A role being filled is not a job well done. Great recruiters always seek a win-win-win scenario. The only way to achieve this is to work towards a good match for the candidate, AND the client. Only then is it a true win for a great recruiter looking to develop a long-term professional desk in the recruiting space.

The best recruiters match candidates and clients on multiple levels. A job well done is reflected during the 6-month and 1-year or more check-ins that contain positive and grateful feedback from both placed candidates and their hiring managers. Facilitating and bringing together long-term professional partnerships is the ultimate goal for recruiters. Long-term, successful placements are the key to longevity as a successful recruiter. These types of placements will have hiring managers reaching out when needing to hire other people and candidates will be happy to share their network with the recruiter who helped them find their now-favorite job. 

The main reason recruiting exists as an industry is that almost every company has (companies have?) dysfunction within their hiring process. Full-cycle recruiting often involves helping and guiding hiring managers with job descriptions, interview questions, and interview processes. The best recruiters can help create an interview cycle that both candidates and clients find helpful in determining whether a partnership makes sense to consider. Accepting an extended offer means both the candidate and the client see value in joining forces. 


“Recruiting agencies are expensive”

The average fee for an agency recruiter is 20% of the candidate’s base salary. For example, a placed candidate who agrees to a $100,000 base salary would yield the recruiter a $20,000 fee. Not bad! The average turnover cost for an employer is 0.5-2x of an employee’s salary. Using the same sample candidate, the cost of losing the placed employee would range from $50,000-$200,000. Agency recruiters want to make long-term placements where the candidates thrive and eventually lead their new company to new and sustained levels of success. Companies want to retain their people because they can’t afford not to.
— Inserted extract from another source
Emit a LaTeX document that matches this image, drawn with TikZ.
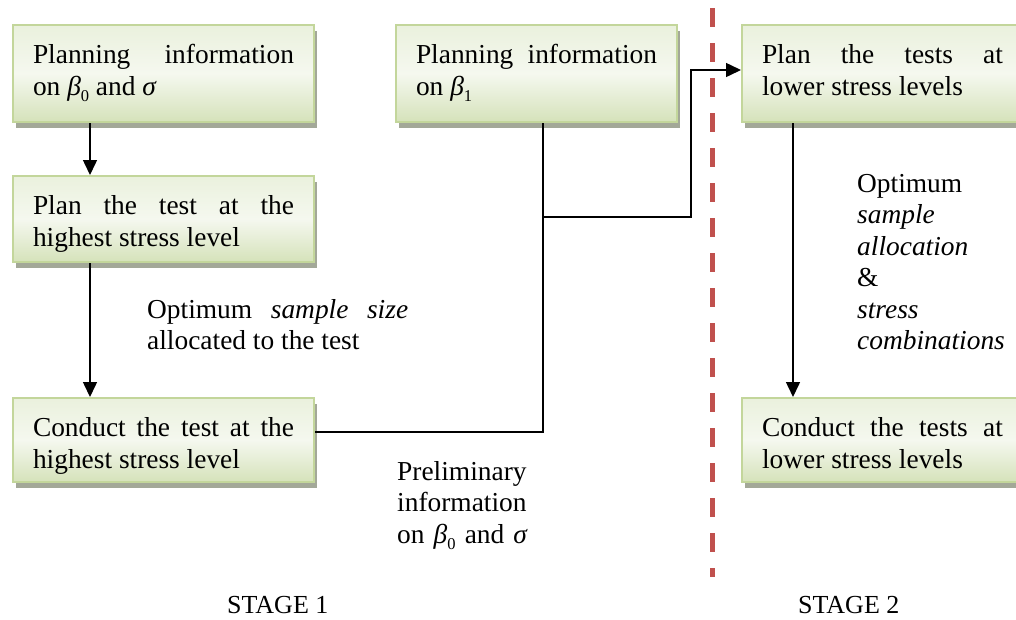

Beyond the dollar cost, there is also a disruptive cost to the company environment experiencing turnover. The burden placed on others while the position is left unfilled can impact the company more than just the financial aspect. Great recruiters can typically provide solutions faster than internal HR teams, minimizing this impact.


“Recruiters are deceptive”

Many people have shared experiences with being contacted by a recruiter for job openings that lack crucial details or clearly don’t align with their professional experiences. Some recruiters do use the “spray and pray” method of outreach. Those recruiters won’t be in the field very long, as this is not the strategy amongst the top performers in recruiting. Why do recruiters send emails or messages to generate candidate interest? Over 50% of outreach is done via email which yields an average of a 39% response rate (the highest % of all outreach). 

Targeted outreach with pertinent information regarding an opportunity to folks with relevant professional experience yields the highest response rate. If you receive a message that doesn’t mention the hiring company’s name or any specific job-related criteria, odds are that message is coming from the S&P method mentioned above. Great recruiters include a brief explanation about why they thought your experience would be a potential fit with their client, and information about both the role and company including industry, size, benefits, and salary range for the role. Being upfront with information is the beginning of building rapport and trust while subconsciously respecting the time and energy of both the recipient and sender. 


Hopefully after reading this, you’ll recognize that not all recruiters are alike. The negative reputations certainly weren’t created out of thin air; some people have lived these “myths” and their lives were negatively impacted. The last two years where the hiring market has become incredibly bleak have helped push out the same recruiters whose actions created the reputations/myths mentioned above.